- [DIRECTIONS FOR THIS TASK]:
Set the listing down unchanged, minus every embedded image.

"""

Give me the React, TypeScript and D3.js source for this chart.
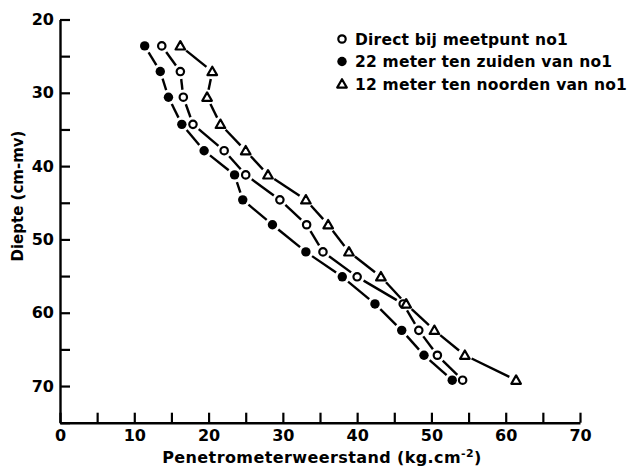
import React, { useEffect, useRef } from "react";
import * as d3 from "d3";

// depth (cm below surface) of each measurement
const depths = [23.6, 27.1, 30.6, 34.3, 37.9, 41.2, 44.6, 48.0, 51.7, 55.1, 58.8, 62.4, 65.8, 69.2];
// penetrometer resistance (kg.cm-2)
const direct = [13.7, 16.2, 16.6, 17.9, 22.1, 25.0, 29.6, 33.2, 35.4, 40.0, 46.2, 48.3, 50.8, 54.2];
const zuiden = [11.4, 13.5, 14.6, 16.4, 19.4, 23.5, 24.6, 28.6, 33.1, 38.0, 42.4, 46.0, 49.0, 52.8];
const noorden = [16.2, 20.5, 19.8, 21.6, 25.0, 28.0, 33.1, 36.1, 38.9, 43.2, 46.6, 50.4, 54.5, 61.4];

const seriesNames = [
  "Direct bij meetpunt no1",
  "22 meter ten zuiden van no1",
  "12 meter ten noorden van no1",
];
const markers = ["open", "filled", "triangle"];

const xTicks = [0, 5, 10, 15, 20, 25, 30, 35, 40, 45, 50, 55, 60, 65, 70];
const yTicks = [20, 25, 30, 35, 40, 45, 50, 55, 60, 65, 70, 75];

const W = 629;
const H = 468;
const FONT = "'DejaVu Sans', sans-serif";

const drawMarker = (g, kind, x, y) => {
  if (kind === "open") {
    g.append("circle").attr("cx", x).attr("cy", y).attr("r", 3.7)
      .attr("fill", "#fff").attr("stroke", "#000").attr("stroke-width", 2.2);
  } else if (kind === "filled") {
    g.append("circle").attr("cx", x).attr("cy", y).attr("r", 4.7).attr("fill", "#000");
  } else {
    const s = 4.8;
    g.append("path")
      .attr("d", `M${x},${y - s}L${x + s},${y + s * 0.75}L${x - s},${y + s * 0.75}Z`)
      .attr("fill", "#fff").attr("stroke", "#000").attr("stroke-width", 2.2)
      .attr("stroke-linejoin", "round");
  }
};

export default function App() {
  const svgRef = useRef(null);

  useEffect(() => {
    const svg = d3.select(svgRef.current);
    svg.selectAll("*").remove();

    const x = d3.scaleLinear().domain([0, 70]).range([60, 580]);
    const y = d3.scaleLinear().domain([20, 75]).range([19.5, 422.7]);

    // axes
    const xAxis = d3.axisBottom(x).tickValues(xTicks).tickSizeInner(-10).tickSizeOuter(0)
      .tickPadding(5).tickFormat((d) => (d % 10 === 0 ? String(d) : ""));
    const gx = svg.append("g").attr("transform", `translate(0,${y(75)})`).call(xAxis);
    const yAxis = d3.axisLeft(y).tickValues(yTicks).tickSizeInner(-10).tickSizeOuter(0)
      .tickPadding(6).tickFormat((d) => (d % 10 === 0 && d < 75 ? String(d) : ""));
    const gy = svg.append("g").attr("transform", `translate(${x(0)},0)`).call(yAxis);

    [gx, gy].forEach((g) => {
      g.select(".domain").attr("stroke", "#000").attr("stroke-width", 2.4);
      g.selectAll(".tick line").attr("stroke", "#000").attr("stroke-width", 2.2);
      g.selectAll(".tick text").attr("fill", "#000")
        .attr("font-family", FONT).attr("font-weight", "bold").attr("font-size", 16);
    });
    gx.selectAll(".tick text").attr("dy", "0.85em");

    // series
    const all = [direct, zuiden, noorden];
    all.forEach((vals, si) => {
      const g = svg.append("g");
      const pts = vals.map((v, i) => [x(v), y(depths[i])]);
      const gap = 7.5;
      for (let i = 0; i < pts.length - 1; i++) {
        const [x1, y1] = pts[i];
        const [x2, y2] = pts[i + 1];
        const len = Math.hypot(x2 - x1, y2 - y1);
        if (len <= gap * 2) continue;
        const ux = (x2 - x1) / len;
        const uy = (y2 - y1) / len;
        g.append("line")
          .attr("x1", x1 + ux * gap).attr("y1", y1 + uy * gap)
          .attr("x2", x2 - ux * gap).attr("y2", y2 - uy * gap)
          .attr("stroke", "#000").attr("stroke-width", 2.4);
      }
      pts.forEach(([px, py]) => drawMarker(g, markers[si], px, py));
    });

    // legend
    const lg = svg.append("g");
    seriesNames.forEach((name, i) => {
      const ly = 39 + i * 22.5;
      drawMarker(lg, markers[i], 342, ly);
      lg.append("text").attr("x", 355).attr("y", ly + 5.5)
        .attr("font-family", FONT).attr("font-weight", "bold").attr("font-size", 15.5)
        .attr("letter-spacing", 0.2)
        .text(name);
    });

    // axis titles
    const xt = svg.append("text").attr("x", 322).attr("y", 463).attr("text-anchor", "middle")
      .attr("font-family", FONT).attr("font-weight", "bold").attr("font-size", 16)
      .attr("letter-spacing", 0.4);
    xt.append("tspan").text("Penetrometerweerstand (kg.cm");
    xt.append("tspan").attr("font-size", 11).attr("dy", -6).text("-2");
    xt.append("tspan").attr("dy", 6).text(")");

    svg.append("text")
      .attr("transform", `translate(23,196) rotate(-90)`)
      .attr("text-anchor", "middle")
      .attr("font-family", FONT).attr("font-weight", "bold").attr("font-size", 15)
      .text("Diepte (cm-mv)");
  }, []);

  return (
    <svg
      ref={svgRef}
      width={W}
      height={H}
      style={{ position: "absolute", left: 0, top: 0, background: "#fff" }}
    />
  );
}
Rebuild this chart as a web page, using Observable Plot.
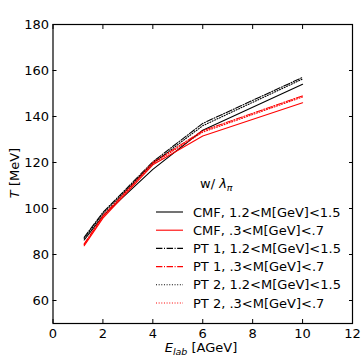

"""

- [COMPLETED EXERCISE]:
Give me the React, TypeScript and D3.js source for this chart.
import React, { useEffect, useRef } from "react";
import * as d3 from "d3";

// depth (cm below surface) of each measurement
const depths = [23.6, 27.1, 30.6, 34.3, 37.9, 41.2, 44.6, 48.0, 51.7, 55.1, 58.8, 62.4, 65.8, 69.2];
// penetrometer resistance (kg.cm-2)
const direct = [13.7, 16.2, 16.6, 17.9, 22.1, 25.0, 29.6, 33.2, 35.4, 40.0, 46.2, 48.3, 50.8, 54.2];
const zuiden = [11.4, 13.5, 14.6, 16.4, 19.4, 23.5, 24.6, 28.6, 33.1, 38.0, 42.4, 46.0, 49.0, 52.8];
const noorden = [16.2, 20.5, 19.8, 21.6, 25.0, 28.0, 33.1, 36.1, 38.9, 43.2, 46.6, 50.4, 54.5, 61.4];

const seriesNames = [
  "Direct bij meetpunt no1",
  "22 meter ten zuiden van no1",
  "12 meter ten noorden van no1",
];
const markers = ["open", "filled", "triangle"];

const xTicks = [0, 5, 10, 15, 20, 25, 30, 35, 40, 45, 50, 55, 60, 65, 70];
const yTicks = [20, 25, 30, 35, 40, 45, 50, 55, 60, 65, 70, 75];

const W = 629;
const H = 468;
const FONT = "'DejaVu Sans', sans-serif";

const drawMarker = (g, kind, x, y) => {
  if (kind === "open") {
    g.append("circle").attr("cx", x).attr("cy", y).attr("r", 3.7)
      .attr("fill", "#fff").attr("stroke", "#000").attr("stroke-width", 2.2);
  } else if (kind === "filled") {
    g.append("circle").attr("cx", x).attr("cy", y).attr("r", 4.7).attr("fill", "#000");
  } else {
    const s = 4.8;
    g.append("path")
      .attr("d", `M${x},${y - s}L${x + s},${y + s * 0.75}L${x - s},${y + s * 0.75}Z`)
      .attr("fill", "#fff").attr("stroke", "#000").attr("stroke-width", 2.2)
      .attr("stroke-linejoin", "round");
  }
};

export default function App() {
  const svgRef = useRef(null);

  useEffect(() => {
    const svg = d3.select(svgRef.current);
    svg.selectAll("*").remove();

    const x = d3.scaleLinear().domain([0, 70]).range([60, 580]);
    const y = d3.scaleLinear().domain([20, 75]).range([19.5, 422.7]);

    // axes
    const xAxis = d3.axisBottom(x).tickValues(xTicks).tickSizeInner(-10).tickSizeOuter(0)
      .tickPadding(5).tickFormat((d) => (d % 10 === 0 ? String(d) : ""));
    const gx = svg.append("g").attr("transform", `translate(0,${y(75)})`).call(xAxis);
    const yAxis = d3.axisLeft(y).tickValues(yTicks).tickSizeInner(-10).tickSizeOuter(0)
      .tickPadding(6).tickFormat((d) => (d % 10 === 0 && d < 75 ? String(d) : ""));
    const gy = svg.append("g").attr("transform", `translate(${x(0)},0)`).call(yAxis);

    [gx, gy].forEach((g) => {
      g.select(".domain").attr("stroke", "#000").attr("stroke-width", 2.4);
      g.selectAll(".tick line").attr("stroke", "#000").attr("stroke-width", 2.2);
      g.selectAll(".tick text").attr("fill", "#000")
        .attr("font-family", FONT).attr("font-weight", "bold").attr("font-size", 16);
    });
    gx.selectAll(".tick text").attr("dy", "0.85em");

    // series
    const all = [direct, zuiden, noorden];
    all.forEach((vals, si) => {
      const g = svg.append("g");
      const pts = vals.map((v, i) => [x(v), y(depths[i])]);
      const gap = 7.5;
      for (let i = 0; i < pts.length - 1; i++) {
        const [x1, y1] = pts[i];
        const [x2, y2] = pts[i + 1];
        const len = Math.hypot(x2 - x1, y2 - y1);
        if (len <= gap * 2) continue;
        const ux = (x2 - x1) / len;
        const uy = (y2 - y1) / len;
        g.append("line")
          .attr("x1", x1 + ux * gap).attr("y1", y1 + uy * gap)
          .attr("x2", x2 - ux * gap).attr("y2", y2 - uy * gap)
          .attr("stroke", "#000").attr("stroke-width", 2.4);
      }
      pts.forEach(([px, py]) => drawMarker(g, markers[si], px, py));
    });

    // legend
    const lg = svg.append("g");
    seriesNames.forEach((name, i) => {
      const ly = 39 + i * 22.5;
      drawMarker(lg, markers[i], 342, ly);
      lg.append("text").attr("x", 355).attr("y", ly + 5.5)
        .attr("font-family", FONT).attr("font-weight", "bold").attr("font-size", 15.5)
        .attr("letter-spacing", 0.2)
        .text(name);
    });

    // axis titles
    const xt = svg.append("text").attr("x", 322).attr("y", 463).attr("text-anchor", "middle")
      .attr("font-family", FONT).attr("font-weight", "bold").attr("font-size", 16)
      .attr("letter-spacing", 0.4);
    xt.append("tspan").text("Penetrometerweerstand (kg.cm");
    xt.append("tspan").attr("font-size", 11).attr("dy", -6).text("-2");
    xt.append("tspan").attr("dy", 6).text(")");

    svg.append("text")
      .attr("transform", `translate(23,196) rotate(-90)`)
      .attr("text-anchor", "middle")
      .attr("font-family", FONT).attr("font-weight", "bold").attr("font-size", 15)
      .text("Diepte (cm-mv)");
  }, []);

  return (
    <svg
      ref={svgRef}
      width={W}
      height={H}
      style={{ position: "absolute", left: 0, top: 0, background: "#fff" }}
    />
  );
}
Rebuild this chart as a web page, using Observable Plot.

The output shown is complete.